■ Your objective ■
Check each line of the records for "Give"; collect those that have it.

(Source code of charts)
##############################
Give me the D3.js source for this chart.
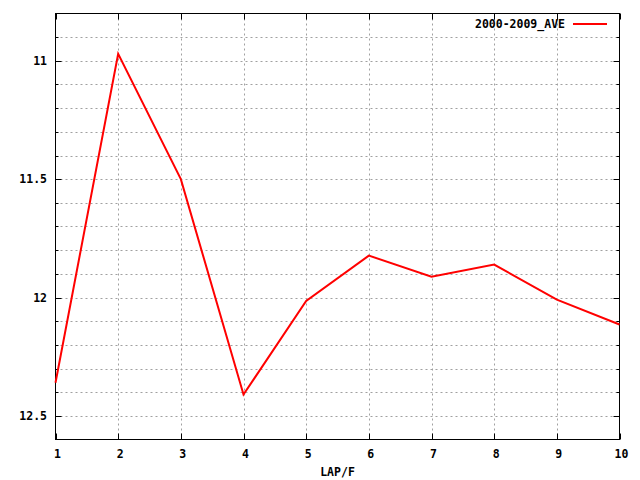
<!DOCTYPE html>
<html><head><meta charset="utf-8">
<script src="https://cdn.jsdelivr.net/npm/d3@7"></script>
<style>body{margin:0;background:#fff}svg{display:block}text{font-family:"DejaVu Sans Mono",monospace;font-weight:bold;font-size:11.5px;fill:#000}</style>
</head><body>
<script>
const laps = [1,2,3,4,5,6,7,8,9,10];
const ave = [12.36,10.97,11.5,12.41,12.015,11.823,11.912,11.861,12.009,12.114];
const yMajor = [11,11.5,12,12.5];
const yMinor = [10.9,11,11.1,11.2,11.3,11.4,11.5,11.6,11.7,11.8,11.9,12,12.1,12.2,12.3,12.4,12.5];
const seriesName = "2000-2009_AVE";
const xLabel = "LAP/F";

const W=640,H=480, L=55.5, R=619.5, T=13.5, B=439.5;
const svg = d3.select("body").append("svg").attr("width",W).attr("height",H);
const x = d3.scaleLinear().domain([1,10]).range([L,R]);
const y = d3.scaleLinear().domain([10.8,12.6]).range([T,B]);

const g = svg.append("g");
// grid
g.selectAll(".gy").data(yMinor).join("line")
 .attr("x1",L).attr("x2",R).attr("y1",d=>Math.round(y(d))+0.5).attr("y2",d=>Math.round(y(d))+0.5)
 .attr("stroke","#a0a0a0").attr("stroke-dasharray","2,3");
g.selectAll(".gx").data(laps.slice(1,-1)).join("line")
 .attr("y1",T).attr("y2",B).attr("x1",d=>Math.round(x(d))+0.5).attr("x2",d=>Math.round(x(d))+0.5)
 .attr("stroke","#a0a0a0").attr("stroke-dasharray","2,3");

// ticks (inward, mirrored)
const isMajor = d => yMajor.some(m=>Math.abs(m-d)<1e-6);
yMinor.forEach(d=>{
  const yy=Math.round(y(d))+0.5, len=isMajor(d)?6:3;
  g.append("line").attr("x1",L).attr("x2",L+len).attr("y1",yy).attr("y2",yy).attr("stroke","#000");
  g.append("line").attr("x1",R).attr("x2",R-len).attr("y1",yy).attr("y2",yy).attr("stroke","#000");
});
laps.forEach(d=>{
  const xx=Math.round(x(d))+0.5;
  g.append("line").attr("x1",xx).attr("x2",xx).attr("y1",B).attr("y2",B-6).attr("stroke","#000");
  g.append("line").attr("x1",xx).attr("x2",xx).attr("y1",T).attr("y2",T+6).attr("stroke","#000");
});
// labels
g.selectAll(".ly").data(yMajor).join("text")
 .attr("x",47).attr("y",d=>y(d)).attr("text-anchor","end").attr("dominant-baseline","central").text(d=>d);
g.selectAll(".lx").data(laps).join("text")
 .attr("x",d=>x(d)+2).attr("y",454).attr("text-anchor","middle").attr("dominant-baseline","central").text(d=>d);
svg.append("text").attr("x",(L+R)/2).attr("y",472).attr("text-anchor","middle").attr("dominant-baseline","central").text(xLabel);

// frame
svg.append("rect").attr("x",L).attr("y",T).attr("width",R-L).attr("height",B-T).attr("fill","none").attr("stroke","#000");

// line
const line = d3.line().x((d,i)=>x(laps[i])).y(d=>y(d));
svg.append("path").datum(ave).attr("d",line).attr("fill","none").attr("stroke","#ff0000").attr("stroke-width",2);

// legend
svg.append("text").attr("x",565).attr("y",24).attr("text-anchor","end").attr("dominant-baseline","central").text(seriesName);
svg.append("line").attr("x1",573).attr("x2",607).attr("y1",24).attr("y2",24).attr("stroke","#ff0000").attr("stroke-width",2);
</script>
</body></html>
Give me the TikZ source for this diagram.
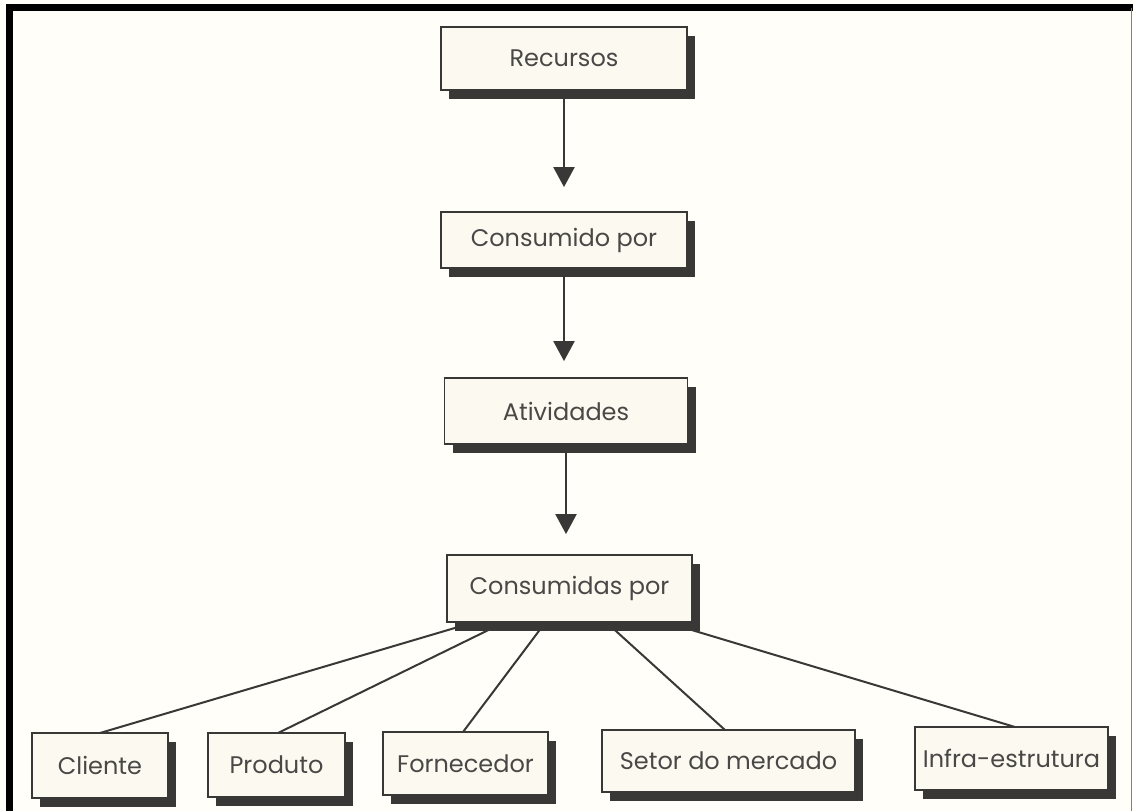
\documentclass[tikz,border=0pt]{standalone}
\usepackage{fontspec}
\setmainfont{Poppins}
\usetikzlibrary{arrows.meta,shadows}
\definecolor{paper}{HTML}{FFFEF9}
\definecolor{boxfill}{HTML}{FCFAF0}
\definecolor{ink}{HTML}{3A3836}
\definecolor{txt}{HTML}{4A4846}
\begin{document}
\begin{tikzpicture}[x=1pt,y=-1pt,
  card/.style={draw=ink, line width=1.8pt, fill=boxfill, text=txt,
    font=\fontsize{24}{28}\selectfont, inner sep=0pt,
    drop shadow={shadow xshift=8pt, shadow yshift=-9pt, fill=ink, opacity=1}},
  flow/.style={draw=ink, line width=2.2pt, -{Triangle[length=20pt,width=21pt]}},
  branch/.style={draw=ink, line width=2pt}]
  % page and frame
  \fill[paper] (0,0) rectangle (1133,811);
  \useasboundingbox (0,0) rectangle (1133,811);
  \draw[black, line width=7.5pt] (9.5,811) -- (9.5,7.5) -- (1133,7.5);
  \draw[gray, line width=1pt] (1131.5,7.5) -- (1131.5,811);

  % main chain
  \node[card, minimum width=246pt, minimum height=63pt] (rec) at (564,58.5) {Recursos};
  \node[card, minimum width=246pt, minimum height=56pt] (con) at (564,240) {Consumido por};
  \node[card, minimum width=243pt, minimum height=66pt] (ati) at (566,411) {Atividades};
  \node[card, minimum width=245pt, minimum height=67pt] (cps) at (569.5,588.5) {Consumidas por};

  \draw[flow, shorten >=24pt] (rec.south) -- (con.north);
  \draw[flow, shorten >=16pt] (con.south) -- (con.south |- ati.north);
  \draw[flow, shorten >=20pt] (ati.south) -- (ati.south |- cps.north);

  % cost objects
  \coordinate (b1) at (100,733);
  \coordinate (b2) at (278,733);
  \coordinate (b3) at (463,732);
  \coordinate (b4) at (725,730);
  \coordinate (b5) at (1015,727);
  \draw[branch] ([xshift=-97.5pt]cps.south) -- (b1);
  \draw[branch] ([xshift=-66.5pt]cps.south) -- (b2);
  \draw[branch] ([xshift=-24.5pt]cps.south) -- (b3);
  \draw[branch] ([xshift=37.5pt]cps.south) -- (b4);
  \draw[branch] ([xshift=98.5pt]cps.south) -- (b5);

  \node[card, minimum width=136pt, minimum height=65pt] (cli) at (100,765.5) {Cliente};
  \node[card, minimum width=137pt, minimum height=64pt] (pro) at (276.5,765) {Produto};
  \node[card, minimum width=165pt, minimum height=63pt] (for) at (465.5,763.5) {Fornecedor};
  \node[card, minimum width=253pt, minimum height=62pt] (set) at (728.5,761) {Setor do mercado};
  \node[card, minimum width=193pt, minimum height=63pt] (inf) at (1011.5,758.5) {Infra-estrutura};
\end{tikzpicture}
\end{document}
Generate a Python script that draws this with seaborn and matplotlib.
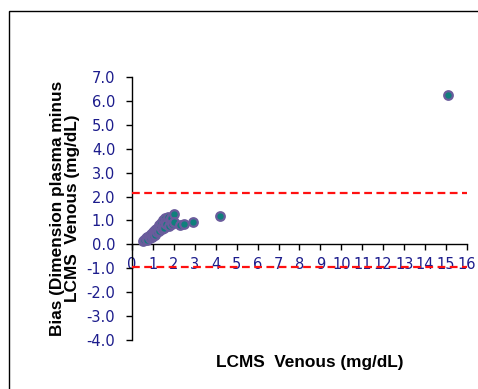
import matplotlib
matplotlib.use("Agg")
import matplotlib.pyplot as plt
from matplotlib.patches import Rectangle
import seaborn as sns
import pandas as pd

# LCMS venous concentration (mg/dL) and bias (Dimension plasma minus LCMS venous)
lcms_venous = [0.55, 0.6, 0.65, 0.7, 0.72, 0.8, 0.85, 0.9, 0.95, 1.0, 1.0, 1.05,
               1.1, 1.1, 1.15, 1.2, 1.25, 1.3, 1.3, 1.35, 1.4, 1.45, 1.5, 1.5,
               1.55, 1.6, 1.6, 1.65, 1.7, 1.75, 1.8, 1.85, 1.9, 2.0, 2.0,
               2.3, 2.5, 2.9, 4.2, 15.1]
bias = [0.15, 0.2, 0.25, 0.3, 0.18, 0.35, 0.25, 0.42, 0.3, 0.5, 0.35, 0.55,
        0.6, 0.4, 0.65, 0.5, 0.7, 0.8, 0.55, 0.75, 0.9, 0.65, 1.0, 0.8,
        0.7, 1.1, 0.95, 0.85, 1.15, 0.75, 1.0, 1.1, 0.85, 1.27, 0.92,
        0.8, 0.87, 0.92, 1.18, 6.25]
upper_limit = 2.16
lower_limit = -0.93

x_ticks = list(range(0, 17))
y_ticks = [-4, -3, -2, -1, 0, 1, 2, 3, 4, 5, 6, 7]

df = pd.DataFrame({"lcms": lcms_venous, "bias": bias})

sns.set_style("white")
plt.rcParams["font.family"] = ["Liberation Sans", "DejaVu Sans"]

fig = plt.figure(figsize=(4.78, 3.89), dpi=100)
ax = fig.add_axes([0.276, 0.126, 0.701, 0.676])

# outer chart frame
fig.patches.append(Rectangle((9 / 478, -0.05), 1.2, 1 - 11 / 389 + 0.05,
                             transform=fig.transFigure, fill=False,
                             edgecolor="black", linewidth=1.0))

sns.scatterplot(data=df, x="lcms", y="bias", ax=ax, s=38, color="#0f7f7c",
                edgecolor="#6a5c9c", linewidth=1.6, zorder=3, legend=False)

for lim in (upper_limit, lower_limit):
    ax.plot([0, 16], [lim, lim], color="#ff1010", linewidth=1.6,
            dashes=(3.5, 2.0), zorder=4)

ax.set_xlim(0, 16)
ax.set_ylim(-4, 7)
ax.set_xticks(x_ticks)
ax.set_xticklabels([str(t) for t in x_ticks])
ax.set_yticks(y_ticks)
ax.set_yticklabels([f"{t:.1f}" for t in y_ticks])

for side in ("top", "right"):
    ax.spines[side].set_visible(False)
ax.spines["bottom"].set_position(("data", 0))
for side in ("left", "bottom"):
    ax.spines[side].set_color("black")
    ax.spines[side].set_linewidth(1.0)

ax.tick_params(axis="both", which="major", direction="out", length=4,
               width=1.0, color="black", labelcolor="#1c1c8c")
ax.tick_params(axis="x", pad=5)
ax.tick_params(axis="y", pad=8)
for lbl in ax.get_xticklabels() + ax.get_yticklabels():
    lbl.set_fontfamily("DejaVu Sans")
    lbl.set_fontsize(10.5)
ax.xaxis.set_ticks_position("bottom")
ax.yaxis.set_ticks_position("left")

ax.set_xlabel("")
ax.set_ylabel("")
fig.text(65 / 478, 1 - 208 / 389, "Bias (Dimension plasma minus\nLCMS  Venous (mg/dL)",
         fontsize=12.4, fontweight="bold", color="black", rotation=90,
         ha="center", va="center", multialignment="center", linespacing=1.05)
fig.text(310 / 478, 1 - 363 / 389, "LCMS  Venous (mg/dL)", fontsize=12.4,
         fontweight="bold", color="black", ha="center", va="center")

fig.savefig("out.png", dpi=100)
##############################
■ Answer for the task ■
Give me the D3.js source for this chart.
Give me the TikZ source for this diagram.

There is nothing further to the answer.